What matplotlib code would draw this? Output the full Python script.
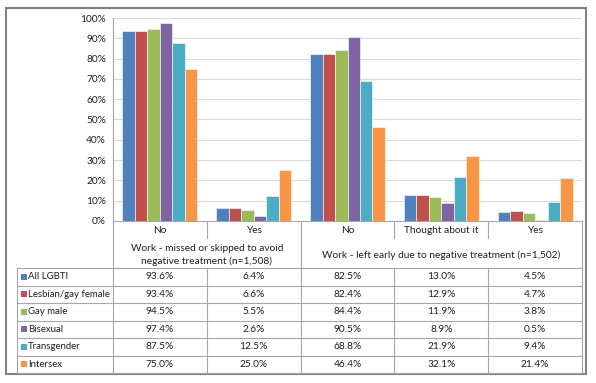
import matplotlib.pyplot as plt
import matplotlib.patches as patches
import numpy as np

plt.rcParams['font.family'] = ['Lato', 'DejaVu Sans']

# Data
categories = ['No', 'Yes', 'No', 'Thought about it', 'Yes']
group_labels = ['Work - missed or skipped to avoid\nnegative treatment (n=1,508)',
                'Work - left early due to negative treatment (n=1,502)']
group_spans = [(0, 2), (2, 5)]
series_names = ['All LGBTI', 'Lesbian/gay female', 'Gay male', 'Bisexual',
                'Transgender', 'Intersex']
all_lgbti = [93.6, 6.4, 82.5, 13.0, 4.5]
lesbian_gay_female = [93.4, 6.6, 82.4, 12.9, 4.7]
gay_male = [94.5, 5.5, 84.4, 11.9, 3.8]
bisexual = [97.4, 2.6, 90.5, 8.9, 0.5]
transgender = [87.5, 12.5, 68.8, 21.9, 9.4]
intersex = [75.0, 25.0, 46.4, 32.1, 21.4]
series_values = [all_lgbti, lesbian_gay_female, gay_male, bisexual,
                 transgender, intersex]
colors = ['#4F81BD', '#C0504D', '#9BBB59', '#8064A2', '#4BACC6', '#F79646']

W, H = 596, 383
fig = plt.figure(figsize=(W / 100, H / 100), dpi=100)

# pixel layout
PX_L, PX_R = 113, 582
PX_TOP, PX_ZERO = 18, 221
TAB_L = 17
CAT_ROW_B = 240
HEAD_B = 268
TAB_B = 373
FS = 7.3
GRID = '#D9D9D9'
LINE = '#A6A6A6'
TXT = '#1F1F1F'

# overlay for table and border
tab = fig.add_axes([0, 0, 1, 1])
tab.set_xlim(0, W)
tab.set_ylim(H, 0)
tab.axis('off')

# bar axes
ax = fig.add_axes([PX_L / W, (H - PX_ZERO) / H, (PX_R - PX_L) / W,
                   (PX_ZERO - PX_TOP) / H])
n_cat = len(categories)
n_ser = len(series_values)
x = np.arange(n_cat)
bw = 0.133
for j, (vals, col) in enumerate(zip(series_values, colors)):
    ax.bar(x + (j - (n_ser - 1) / 2) * bw, vals, width=bw, color=col,
           edgecolor='white', linewidth=0.4, zorder=3)
ax.set_xlim(-0.5, n_cat - 0.5)
ax.set_ylim(0, 100)
ax.set_yticks(np.arange(0, 101, 10))
ax.set_yticklabels([f'{v}%' for v in range(0, 101, 10)], fontsize=FS,
                   color=TXT)
ax.tick_params(axis='y', length=0, pad=5)
ax.set_xticks([])
ax.grid(axis='y', color=GRID, linewidth=0.8, zorder=0)
for s in ['top', 'right', 'bottom']:
    ax.spines[s].set_visible(False)
ax.spines['left'].set_color(LINE)
ax.spines['left'].set_linewidth(0.8)

# table geometry
cw = (PX_R - PX_L) / n_cat
bounds = [PX_L + i * cw for i in range(n_cat + 1)]
kw = dict(color=LINE, linewidth=0.8)

# header
tab.plot([PX_L, PX_R], [PX_ZERO, PX_ZERO], **kw)
tab.plot([PX_L, PX_L], [PX_TOP, TAB_B], **kw)
tab.plot([PX_R, PX_R], [PX_ZERO, TAB_B], **kw)
for i, c in enumerate(categories):
    tab.text((bounds[i] + bounds[i + 1]) / 2, (PX_ZERO + CAT_ROW_B) / 2, c,
             ha='center', va='center', fontsize=FS, color=TXT)
group_edges = [bounds[a] for a, b in group_spans] + [PX_R]
for i in range(1, n_cat):
    if bounds[i] in group_edges:
        tab.plot([bounds[i], bounds[i]], [PX_ZERO, TAB_B], **kw)
    else:
        tab.plot([bounds[i], bounds[i]], [PX_ZERO, CAT_ROW_B - 2], **kw)
        tab.plot([bounds[i], bounds[i]], [HEAD_B, TAB_B], **kw)
for (a, b), lab in zip(group_spans, group_labels):
    tab.text((bounds[a] + bounds[b]) / 2, (CAT_ROW_B + HEAD_B) / 2 + 1, lab,
             ha='center', va='center', fontsize=FS, color=TXT,
             linespacing=1.45)

# data rows
rh = (TAB_B - HEAD_B) / n_ser
for r in range(n_ser + 1):
    y = HEAD_B + r * rh
    tab.plot([TAB_L, PX_R], [y, y], **kw)
tab.plot([TAB_L, TAB_L], [HEAD_B, TAB_B], **kw)
for r, (name, vals, col) in enumerate(zip(series_names, series_values, colors)):
    yc = HEAD_B + (r + 0.5) * rh
    tab.add_patch(patches.Rectangle((20.5, yc - 3), 6, 6, facecolor=col,
                                    edgecolor='none'))
    tab.text(28, yc, name, ha='left', va='center', fontsize=6.9, color=TXT)
    for i, v in enumerate(vals):
        tab.text((bounds[i] + bounds[i + 1]) / 2, yc, f'{v:.1f}%',
                 ha='center', va='center', fontsize=FS, color=TXT)

# outer border
tab.add_patch(patches.Rectangle((6, 8), 580, 366, facecolor='none',
                                edgecolor='#7F7F7F', linewidth=1.5))

fig.savefig('out.png', dpi=100, facecolor='white')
- - - - -
STATED GOAL
Transcribe exactly, with no pictures, the lines running from the first line of the material through the line holding "tab.axis('off')".

SOLUTION BELOW
What matplotlib code would draw this? Output the full Python script.
import matplotlib.pyplot as plt
import matplotlib.patches as patches
import numpy as np

plt.rcParams['font.family'] = ['Lato', 'DejaVu Sans']

# Data
categories = ['No', 'Yes', 'No', 'Thought about it', 'Yes']
group_labels = ['Work - missed or skipped to avoid\nnegative treatment (n=1,508)',
                'Work - left early due to negative treatment (n=1,502)']
group_spans = [(0, 2), (2, 5)]
series_names = ['All LGBTI', 'Lesbian/gay female', 'Gay male', 'Bisexual',
                'Transgender', 'Intersex']
all_lgbti = [93.6, 6.4, 82.5, 13.0, 4.5]
lesbian_gay_female = [93.4, 6.6, 82.4, 12.9, 4.7]
gay_male = [94.5, 5.5, 84.4, 11.9, 3.8]
bisexual = [97.4, 2.6, 90.5, 8.9, 0.5]
transgender = [87.5, 12.5, 68.8, 21.9, 9.4]
intersex = [75.0, 25.0, 46.4, 32.1, 21.4]
series_values = [all_lgbti, lesbian_gay_female, gay_male, bisexual,
                 transgender, intersex]
colors = ['#4F81BD', '#C0504D', '#9BBB59', '#8064A2', '#4BACC6', '#F79646']

W, H = 596, 383
fig = plt.figure(figsize=(W / 100, H / 100), dpi=100)

# pixel layout
PX_L, PX_R = 113, 582
PX_TOP, PX_ZERO = 18, 221
TAB_L = 17
CAT_ROW_B = 240
HEAD_B = 268
TAB_B = 373
FS = 7.3
GRID = '#D9D9D9'
LINE = '#A6A6A6'
TXT = '#1F1F1F'

# overlay for table and border
tab = fig.add_axes([0, 0, 1, 1])
tab.set_xlim(0, W)
tab.set_ylim(H, 0)
tab.axis('off')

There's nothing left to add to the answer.